Subsequent Cases and Developments

The principles established in Krell v Henry have been referenced in numerous subsequent cases. Blackburn Bobbin Co Ltd v Allen (TW) & Sons Ltd [1918] 1 KB 540 distinguished itself from Krell by stating that extending the Krell ruling to that case would create a rule the results of which nobody could foresee. Similarly, Metropolitan Water Board v Dick Kerr [1918] AC 119 relied on the concept of a different contract being made. Further, the decision in Gamerco v ICM/Fair Warning (Agency) Ltd [1995] 1 WLR 1226 applied the Law Reform (Frustrated Contracts) Act 1943 when awarding monies paid back after frustration occurred, and assessed whether expenses were claimable. These cases reflect the ongoing judicial effort to balance the sanctity of contract with the reality that unexpected events can render a contract's performance pointless. The courts continue to apply a test of "radical change in the obligation" to determine whether frustration should apply, a test derived from the principles in cases such as Davis Contractors, while considering the principles established in Krell.

Conclusion

Krell v Henry is a seminal case in the development of the doctrine of frustration.
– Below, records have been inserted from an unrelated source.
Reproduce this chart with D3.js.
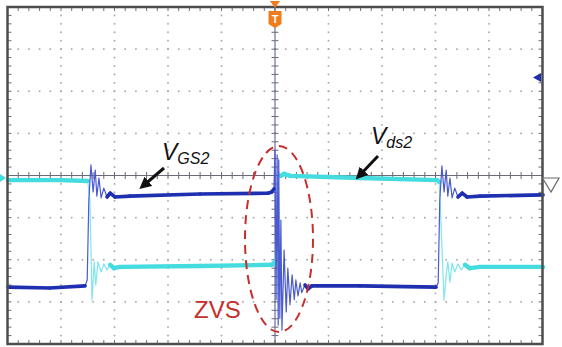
<!DOCTYPE html>
<html>
<head>
<meta charset="utf-8">
<script src="https://cdn.jsdelivr.net/npm/d3@7"></script>
<style>
body { margin: 0; background: #fff; }
svg { display: block; }
</style>
</head>
<body>
<div id="scope"></div>
<script>
var w = 562;
var h = 347;

// traces, in screen divisions: [time, level]
var vds2 = [
    [-4.99, -0.11], [-4.02, -0.11], [-3.50, -0.13], [-3.46, -0.58], [-3.42, -2.96],
    [-3.38, -2.05], [-3.35, -2.60], [-3.31, -2.05], [-3.25, -2.29], [-3.20, -2.10],
    [-3.14, -2.24], [-3.08, -2.12], [-3.01, -2.20], [-2.90, -2.17], [-1.40, -2.15],
    [-0.06, -2.12], [0.00, -2.05], [0.04, -0.58], [0.07, 0.08], [0.11, -0.01],
    [0.17, 0.04], [0.28, -0.01], [1.59, -0.06], [3.03, -0.11], [3.07, -0.15],
    [3.10, -1.06], [3.16, -2.96], [3.20, -2.36], [3.23, -2.05], [3.27, -2.53],
    [3.31, -2.08], [3.36, -2.29], [3.42, -2.10], [3.48, -2.24], [3.55, -2.12],
    [3.64, -2.20], [3.83, -2.17], [5.01, -2.17]
];

var vgs2 = [
    [-4.99, -2.65], [-4.21, -2.67], [-3.55, -2.62], [-3.51, -2.48], [-3.48, -0.58],
    [-3.44, 0.25], [-3.40, -0.39], [-3.36, 0.13], [-3.33, -0.49], [-3.29, -0.06],
    [-3.25, -0.53], [-3.20, -0.30], [-3.14, -0.51], [-3.08, -0.42], [-2.99, -0.51],
    [-2.71, -0.49], [-1.40, -0.44], [-0.13, -0.42], [-0.06, -0.39], [-0.02, -0.32],
    [0.00, 0.61], [0.02, -2.95], [0.04, 0.49], [0.06, -3.55], [0.07, 0.37],
    [0.09, -3.39], [0.11, -1.06], [0.13, -3.67], [0.17, -1.77], [0.21, -3.24],
    [0.24, -2.20], [0.28, -3.07], [0.32, -2.36], [0.36, -2.95], [0.39, -2.48],
    [0.43, -2.86], [0.47, -2.55], [0.50, -2.78], [0.56, -2.60], [0.62, -2.69],
    [0.69, -2.62], [1.59, -2.62], [3.01, -2.65], [3.05, -2.55], [3.08, -0.58],
    [3.12, 0.23], [3.16, -0.39], [3.20, 0.13], [3.23, -0.49], [3.27, -0.06],
    [3.31, -0.53], [3.36, -0.30], [3.42, -0.51], [3.50, -0.42], [3.59, -0.51],
    [3.83, -0.49], [5.01, -0.46]
];

var xDivs = 10;
var yDivs = 8;
var minorPerDiv = 5;

var svg = d3.select("#scope")
    .append("svg")
    .attr("width", w)
    .attr("height", h);

var xScale = d3.scaleLinear().domain([-xDivs / 2, xDivs / 2]).range([7.5, 542.5]);
var yScale = d3.scaleLinear().domain([-yDivs / 2, yDivs / 2]).range([344, 7]);

var x0 = xScale(-xDivs / 2), x1 = xScale(xDivs / 2);
var y0 = yScale(yDivs / 2), y1 = yScale(-yDivs / 2);

var xMinor = d3.range(-xDivs / 2 * minorPerDiv, xDivs / 2 * minorPerDiv + 1).map(function (d) { return d / minorPerDiv; });
var yMinor = d3.range(-yDivs / 2 * minorPerDiv, yDivs / 2 * minorPerDiv + 1).map(function (d) { return d / minorPerDiv; });
var xMajor = d3.range(-xDivs / 2 + 1, xDivs / 2).filter(function (d) { return d !== 0; });
var yMajor = d3.range(-yDivs / 2 + 1, yDivs / 2).filter(function (d) { return d !== 0; });

var grid = svg.append("g").attr("fill", "#a4a4a4");

// dotted vertical grid lines
xMajor.forEach(function (gx) {
    grid.selectAll(null)
        .data(yMinor.slice(1, -1))
        .enter()
        .append("rect")
        .attr("x", xScale(gx) - 0.8)
        .attr("y", function (d) { return yScale(d) - 0.8; })
        .attr("width", 1.6)
        .attr("height", 1.6);
});

// dotted horizontal grid lines
yMajor.forEach(function (gy) {
    grid.selectAll(null)
        .data(xMinor.slice(1, -1))
        .enter()
        .append("rect")
        .attr("x", function (d) { return xScale(d) - 0.8; })
        .attr("y", yScale(gy) - 0.8)
        .attr("width", 1.6)
        .attr("height", 1.6);
});

// centre axes with minor ticks
var axes = svg.append("g").attr("stroke", "#6a6a78").attr("stroke-width", 1);
axes.append("line").attr("x1", x0).attr("x2", x1).attr("y1", yScale(0)).attr("y2", yScale(0));
axes.append("line").attr("x1", xScale(0)).attr("x2", xScale(0)).attr("y1", y0).attr("y2", y1)
    .attr("stroke", "#4e5290");
axes.selectAll(null)
    .data(xMinor)
    .enter()
    .append("line")
    .attr("x1", function (d) { return xScale(d); })
    .attr("x2", function (d) { return xScale(d); })
    .attr("y1", yScale(0) - 3.5)
    .attr("y2", yScale(0) + 3.5);
axes.selectAll(null)
    .data(yMinor)
    .enter()
    .append("line")
    .attr("x1", xScale(0) - 3.5)
    .attr("x2", xScale(0) + 3.5)
    .attr("y1", function (d) { return yScale(d); })
    .attr("y2", function (d) { return yScale(d); });

// border ticks
var edge = svg.append("g").attr("stroke", "#707070").attr("stroke-width", 1);
edge.selectAll(null).data(xMinor).enter().append("line")
    .attr("x1", function (d) { return xScale(d); }).attr("x2", function (d) { return xScale(d); })
    .attr("y1", y0).attr("y2", y0 + 4);
edge.selectAll(null).data(xMinor).enter().append("line")
    .attr("x1", function (d) { return xScale(d); }).attr("x2", function (d) { return xScale(d); })
    .attr("y1", y1).attr("y2", y1 - 4);
edge.selectAll(null).data(yMinor).enter().append("line")
    .attr("y1", function (d) { return yScale(d); }).attr("y2", function (d) { return yScale(d); })
    .attr("x1", x0).attr("x2", x0 + 4);
edge.selectAll(null).data(yMinor).enter().append("line")
    .attr("y1", function (d) { return yScale(d); }).attr("y2", function (d) { return yScale(d); })
    .attr("x1", x1).attr("x2", x1 - 4);

// traces: thin pass for fast edges, thick pass for settled parts
var line = d3.line()
    .x(function (d) { return xScale(d[0]); })
    .y(function (d) { return yScale(d[1]); });

function drawTrace(data, thin, thick, width) {
    svg.append("path")
        .datum(data)
        .attr("d", line)
        .attr("fill", "none")
        .attr("stroke", thin)
        .attr("stroke-width", 1.2)
        .attr("stroke-linejoin", "round");
    var pairs = d3.pairs(data).filter(function (p) {
        var dx = Math.abs(xScale(p[1][0]) - xScale(p[0][0]));
        var dy = Math.abs(yScale(p[1][1]) - yScale(p[0][1]));
        return dy < 0.8 * dx + 1.5;
    });
    svg.append("g")
        .selectAll("line")
        .data(pairs)
        .enter()
        .append("line")
        .attr("x1", function (p) { return xScale(p[0][0]); })
        .attr("y1", function (p) { return yScale(p[0][1]); })
        .attr("x2", function (p) { return xScale(p[1][0]); })
        .attr("y2", function (p) { return yScale(p[1][1]); })
        .attr("stroke", thick)
        .attr("stroke-width", width)
        .attr("stroke-linecap", "round");
}

drawTrace(vds2, "#7fe6ee", "#45dcdf", 4.4);
drawTrace(vgs2, "#4a5ad0", "#1e2fb0", 3.6);

// frame
svg.append("rect")
    .attr("x", x0).attr("y", y0)
    .attr("width", x1 - x0).attr("height", y1 - y0)
    .attr("fill", "none")
    .attr("stroke", "#4d4d4d")
    .attr("stroke-width", 2.5);

// trigger marker
var tx = xScale(0);
svg.append("path")
    .attr("d", "M" + (tx - 5) + ",1 L" + (tx + 5) + ",1 L" + tx + ",8 Z")
    .attr("fill", "#f07c1c");
svg.append("path")
    .attr("d", "M" + (tx - 6.5) + ",11 L" + (tx + 6.5) + ",11 L" + (tx + 6.5) + ",24 L" + tx + ",28 L" + (tx - 6.5) + ",24 Z")
    .attr("fill", "#f07c1c");
svg.append("text")
    .attr("x", tx).attr("y", 22.5)
    .attr("text-anchor", "middle")
    .attr("font-family", "Liberation Sans, Arial, sans-serif")
    .attr("font-weight", "bold")
    .attr("font-size", "11px")
    .attr("fill", "#fff")
    .text("T");

// channel markers
svg.append("path").attr("d", "M533,77.5 L541,73 L541,82 Z").attr("fill", "#1e2fb0");
svg.append("path").attr("d", "M0,174 L6,178 L0,182 Z").attr("fill", "#45dcdf");
svg.append("path")
    .attr("d", "M" + x1 + ",178 L559,178 L551,192 Z")
    .attr("fill", "#fff")
    .attr("stroke", "#6a6a6a")
    .attr("stroke-width", 1.2);

// labels
var font = "Liberation Sans, Arial, sans-serif";

function label(x, y, main, sub) {
    var t = svg.append("text")
        .attr("x", x).attr("y", y)
        .attr("font-family", font)
        .attr("font-style", "italic")
        .attr("fill", "#111");
    t.append("tspan").attr("font-size", "23px").text(main);
    t.append("tspan").attr("font-size", "16px").attr("dy", 4).text(sub);
}

label(162, 160, "V", "GS2");
label(371, 144, "V", "ds2");

svg.append("defs").append("marker")
    .attr("id", "head")
    .attr("viewBox", "0 0 10 10")
    .attr("refX", 6).attr("refY", 5)
    .attr("markerWidth", 4).attr("markerHeight", 4)
    .attr("orient", "auto")
    .append("path")
    .attr("d", "M0,0 L10,5 L0,10 Z")
    .attr("fill", "#111");

svg.append("line")
    .attr("x1", 164).attr("y1", 168).attr("x2", 143).attr("y2", 186)
    .attr("stroke", "#111").attr("stroke-width", 3)
    .attr("marker-end", "url(#head)");
svg.append("line")
    .attr("x1", 378).attr("y1", 156).attr("x2", 359).attr("y2", 176)
    .attr("stroke", "#111").attr("stroke-width", 3)
    .attr("marker-end", "url(#head)");

svg.append("ellipse")
    .attr("cx", 279).attr("cy", 239)
    .attr("rx", 34).attr("ry", 93)
    .attr("fill", "none")
    .attr("stroke", "#c6302c")
    .attr("stroke-width", 2)
    .attr("stroke-dasharray", "9,6");

svg.append("text")
    .attr("x", 194).attr("y", 318)
    .attr("font-family", font)
    .attr("font-size", "24px")
    .attr("fill", "#c6302c")
    .text("ZVS");
</script>
</body>
</html>
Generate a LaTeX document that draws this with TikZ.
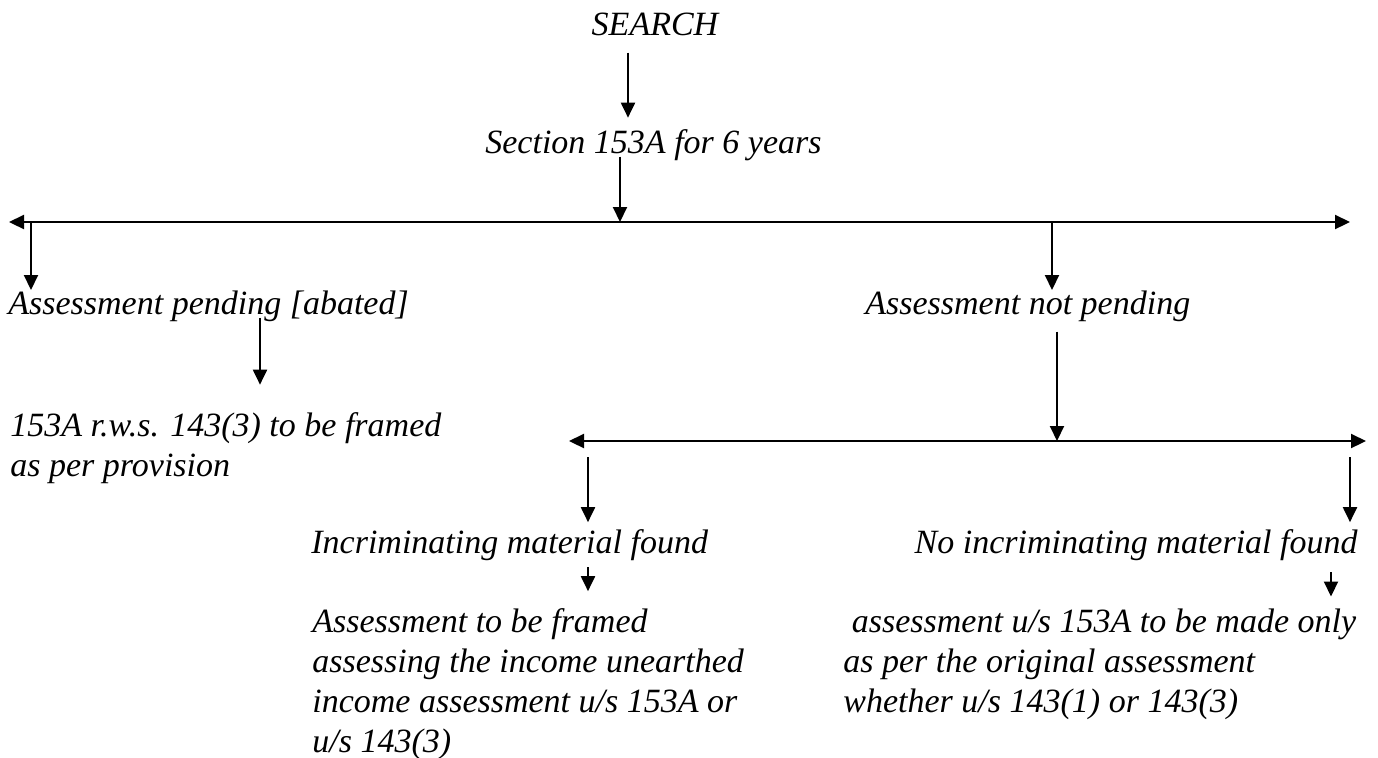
\documentclass[tikz,border=0pt]{standalone}
\usepackage{fontspec}
\setmainfont{Liberation Serif}
\usetikzlibrary{arrows.meta}
\usetikzlibrary{positioning}

\tikzset{
	txt/.style={font=\itshape\fontsize{17}{20}\selectfont,inner sep=0pt,anchor=base west,align=left},
	arr/.style={line width=1pt,-{Triangle[length=7.5pt,width=7pt]}},
	harr/.style={line width=1.1pt,{Triangle[length=7.5pt,width=7pt]}-{Triangle[length=7.5pt,width=7pt]}}
}

\begin{document}
\begin{tikzpicture}[x=0.5pt,y=-0.5pt]
	\useasboundingbox (0,0) rectangle (1378,757);
	% top
	\node[txt,anchor=base] (search) at (655,35) {SEARCH};
	\node[txt] (sec) at (485,153) {Section 153A for 6 years};
	\coordinate (a1) at (628,0);
	\draw[arr,shorten <=8.5pt,shorten >=5.5pt] (search.south -| a1) -- (sec.north -| a1);
	% first split
	\coordinate (l1w) at (9,222);
	\coordinate (l1e) at (1350,222);
	\coordinate (l1m) at (620,222);
	\draw[harr] (l1w) -- (l1e);
	\draw[arr,shorten <=-2pt] (sec.south -| l1m) -- (l1m);
	\node[txt] (pend) at (8,314) {Assessment pending [abated]};
	\node[txt] (npend) at (865,314) {Assessment not pending};
	\coordinate (d1) at (31,222);
	\coordinate (d2) at (1052,222);
	\draw[arr] (d1) -- (d1 |- pend.north);
	\draw[arr] (d2) -- (d2 |- npend.north);
	% left branch (base = last line)
	\node[txt] (prov) at (10,476) {153A r.w.s. 143(3) to be framed\\as per provision};
	\coordinate (a3) at (260,0);
	\draw[arr,shorten <=-2pt,shorten >=13.5pt] (pend.south -| a3) -- (prov.north -| a3);
	% second split
	\coordinate (l2w) at (569,441);
	\coordinate (l2e) at (1366,441);
	\coordinate (l2m) at (1057,441);
	\draw[harr] (l2w) -- (l2e);
	\draw[arr,shorten <=5pt] (npend.south -| l2m) -- (l2m);
	\node[txt] (inc) at (311,553) {Incriminating material found};
	\node[txt,anchor=base east] (noinc) at (1358,553) {No incriminating material found};
	\coordinate (d3) at (588,441);
	\coordinate (d4) at (1350,441);
	\draw[arr,shorten <=8pt,shorten >=3.25pt] (d3) -- (d3 |- inc.north);
	\draw[arr,shorten <=8pt,shorten >=3.25pt] (d4) -- (d4 |- noinc.north);
	% results (base = last line)
	\node[txt] (frm) at (312,752) {Assessment to be framed\\assessing the income unearthed\\income assessment u/s 153A or\\u/s 143(3)};
	\node[txt] (only) at (843,712) {\hspace*{0.25em}assessment u/s 153A to be made only\\as per the original assessment\\whether u/s 143(1) or 143(3)};
	\coordinate (s1) at (588,0);
	\coordinate (s2) at (1331,0);
	\draw[arr,shorten <=3.25pt,shorten >=8.25pt] (inc.south -| s1) -- (frm.north -| s1);
	\draw[arr,shorten <=5.75pt,shorten >=5.75pt] (noinc.south -| s2) -- (only.north -| s2);
\end{tikzpicture}
\end{document}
The judgment made clear that the doctrine extended beyond cases of mere physical impossibility to include situations where a contract’s fundamental purpose was eliminated. This demonstrates the importance of both express and implied terms in a contract. The court’s reasoning highlighted that the basis of a contract is not always the literal performance itself, but the state of affairs which the contract relies upon. This ruling, while expanding the doctrine, does not allow parties to avoid obligations simply because circumstances have changed or have become less beneficial. The tests established are restrictive, with the bar for frustration being set high. The test established by Krell, and later refined in subsequent cases, continues to be applied to determine whether a contractual obligation is truly frustrated. The case remains a critical piece of legal precedent, shaping the modern understanding of contract law and frustration of contract. The case continues to be instructive regarding the balance between commercial certainty and justice in contract performance.